> Aim: Return, unaltered, every line from the beginning of the material below up to and including the one with "ax.text(x[i], v +".

··· Collected material

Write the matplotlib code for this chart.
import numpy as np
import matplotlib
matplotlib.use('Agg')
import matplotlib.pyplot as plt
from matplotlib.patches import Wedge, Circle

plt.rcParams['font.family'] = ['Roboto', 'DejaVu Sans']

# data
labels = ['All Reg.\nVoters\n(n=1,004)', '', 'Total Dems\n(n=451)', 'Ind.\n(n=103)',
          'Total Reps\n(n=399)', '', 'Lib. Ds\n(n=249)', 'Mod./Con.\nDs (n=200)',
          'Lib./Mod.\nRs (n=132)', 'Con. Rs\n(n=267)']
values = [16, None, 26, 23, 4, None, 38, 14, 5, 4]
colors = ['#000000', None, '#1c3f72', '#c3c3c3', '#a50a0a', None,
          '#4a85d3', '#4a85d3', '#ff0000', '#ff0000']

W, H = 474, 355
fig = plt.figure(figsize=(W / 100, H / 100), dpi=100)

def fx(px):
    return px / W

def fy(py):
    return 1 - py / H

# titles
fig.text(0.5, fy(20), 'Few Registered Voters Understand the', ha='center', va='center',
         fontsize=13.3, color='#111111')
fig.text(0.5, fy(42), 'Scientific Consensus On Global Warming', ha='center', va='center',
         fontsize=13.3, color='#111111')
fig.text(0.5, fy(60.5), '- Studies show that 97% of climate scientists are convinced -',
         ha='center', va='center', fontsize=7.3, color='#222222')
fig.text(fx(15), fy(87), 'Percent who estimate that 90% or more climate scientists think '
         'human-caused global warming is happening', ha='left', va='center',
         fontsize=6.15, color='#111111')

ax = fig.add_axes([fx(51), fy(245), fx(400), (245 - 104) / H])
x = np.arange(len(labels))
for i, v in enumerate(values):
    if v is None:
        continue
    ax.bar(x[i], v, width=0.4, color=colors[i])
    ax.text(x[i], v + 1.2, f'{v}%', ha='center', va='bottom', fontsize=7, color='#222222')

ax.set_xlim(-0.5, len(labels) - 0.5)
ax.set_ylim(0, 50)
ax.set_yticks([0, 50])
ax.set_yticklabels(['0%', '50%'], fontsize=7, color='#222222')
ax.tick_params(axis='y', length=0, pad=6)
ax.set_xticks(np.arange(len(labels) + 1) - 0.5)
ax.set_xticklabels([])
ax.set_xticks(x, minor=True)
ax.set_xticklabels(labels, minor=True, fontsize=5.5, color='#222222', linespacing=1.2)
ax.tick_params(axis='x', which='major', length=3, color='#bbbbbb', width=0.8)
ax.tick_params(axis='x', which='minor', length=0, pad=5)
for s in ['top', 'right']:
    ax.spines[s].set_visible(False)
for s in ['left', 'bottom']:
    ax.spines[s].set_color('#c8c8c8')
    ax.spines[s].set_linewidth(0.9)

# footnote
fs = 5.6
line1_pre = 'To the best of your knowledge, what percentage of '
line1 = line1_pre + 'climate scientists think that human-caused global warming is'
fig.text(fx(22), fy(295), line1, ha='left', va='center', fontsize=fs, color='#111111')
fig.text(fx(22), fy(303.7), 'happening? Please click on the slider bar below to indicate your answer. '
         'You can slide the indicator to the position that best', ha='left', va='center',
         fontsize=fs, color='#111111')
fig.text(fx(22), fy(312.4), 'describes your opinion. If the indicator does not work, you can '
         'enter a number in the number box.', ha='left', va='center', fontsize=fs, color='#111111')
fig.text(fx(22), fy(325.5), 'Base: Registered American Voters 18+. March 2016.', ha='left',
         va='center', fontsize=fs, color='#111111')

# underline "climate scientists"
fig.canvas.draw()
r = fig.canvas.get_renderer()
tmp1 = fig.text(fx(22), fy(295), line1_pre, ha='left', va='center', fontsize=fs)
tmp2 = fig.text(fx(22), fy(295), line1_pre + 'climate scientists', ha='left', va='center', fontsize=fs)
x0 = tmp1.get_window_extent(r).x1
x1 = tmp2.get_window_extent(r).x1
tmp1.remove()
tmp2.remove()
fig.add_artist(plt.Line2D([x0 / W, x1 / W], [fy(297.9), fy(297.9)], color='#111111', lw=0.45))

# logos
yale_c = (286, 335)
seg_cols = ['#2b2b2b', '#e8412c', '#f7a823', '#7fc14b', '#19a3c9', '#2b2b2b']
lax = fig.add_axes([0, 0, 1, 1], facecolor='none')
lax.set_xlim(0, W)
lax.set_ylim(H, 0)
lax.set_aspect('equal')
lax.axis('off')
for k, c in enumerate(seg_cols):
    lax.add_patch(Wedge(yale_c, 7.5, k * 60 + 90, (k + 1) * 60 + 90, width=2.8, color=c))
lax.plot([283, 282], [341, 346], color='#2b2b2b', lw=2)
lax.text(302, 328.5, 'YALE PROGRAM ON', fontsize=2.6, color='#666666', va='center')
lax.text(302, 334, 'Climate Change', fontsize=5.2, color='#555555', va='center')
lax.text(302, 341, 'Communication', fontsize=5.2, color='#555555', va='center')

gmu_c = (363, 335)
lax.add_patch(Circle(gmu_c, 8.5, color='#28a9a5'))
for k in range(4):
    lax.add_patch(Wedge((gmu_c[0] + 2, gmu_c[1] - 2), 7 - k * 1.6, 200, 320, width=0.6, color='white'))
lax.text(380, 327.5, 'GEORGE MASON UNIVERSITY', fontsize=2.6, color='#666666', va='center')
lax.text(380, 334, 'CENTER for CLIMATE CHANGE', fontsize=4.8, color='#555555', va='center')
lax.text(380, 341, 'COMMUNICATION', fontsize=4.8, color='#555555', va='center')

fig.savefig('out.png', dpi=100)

······

> Task result:
Write the matplotlib code for this chart.
import numpy as np
import matplotlib
matplotlib.use('Agg')
import matplotlib.pyplot as plt
from matplotlib.patches import Wedge, Circle

plt.rcParams['font.family'] = ['Roboto', 'DejaVu Sans']

# data
labels = ['All Reg.\nVoters\n(n=1,004)', '', 'Total Dems\n(n=451)', 'Ind.\n(n=103)',
          'Total Reps\n(n=399)', '', 'Lib. Ds\n(n=249)', 'Mod./Con.\nDs (n=200)',
          'Lib./Mod.\nRs (n=132)', 'Con. Rs\n(n=267)']
values = [16, None, 26, 23, 4, None, 38, 14, 5, 4]
colors = ['#000000', None, '#1c3f72', '#c3c3c3', '#a50a0a', None,
          '#4a85d3', '#4a85d3', '#ff0000', '#ff0000']

W, H = 474, 355
fig = plt.figure(figsize=(W / 100, H / 100), dpi=100)

def fx(px):
    return px / W

def fy(py):
    return 1 - py / H

# titles
fig.text(0.5, fy(20), 'Few Registered Voters Understand the', ha='center', va='center',
         fontsize=13.3, color='#111111')
fig.text(0.5, fy(42), 'Scientific Consensus On Global Warming', ha='center', va='center',
         fontsize=13.3, color='#111111')
fig.text(0.5, fy(60.5), '- Studies show that 97% of climate scientists are convinced -',
         ha='center', va='center', fontsize=7.3, color='#222222')
fig.text(fx(15), fy(87), 'Percent who estimate that 90% or more climate scientists think '
         'human-caused global warming is happening', ha='left', va='center',
         fontsize=6.15, color='#111111')

ax = fig.add_axes([fx(51), fy(245), fx(400), (245 - 104) / H])
x = np.arange(len(labels))
for i, v in enumerate(values):
    if v is None:
        continue
    ax.bar(x[i], v, width=0.4, color=colors[i])
    ax.text(x[i], v + 1.2, f'{v}%', ha='center', va='bottom', fontsize=7, color='#222222')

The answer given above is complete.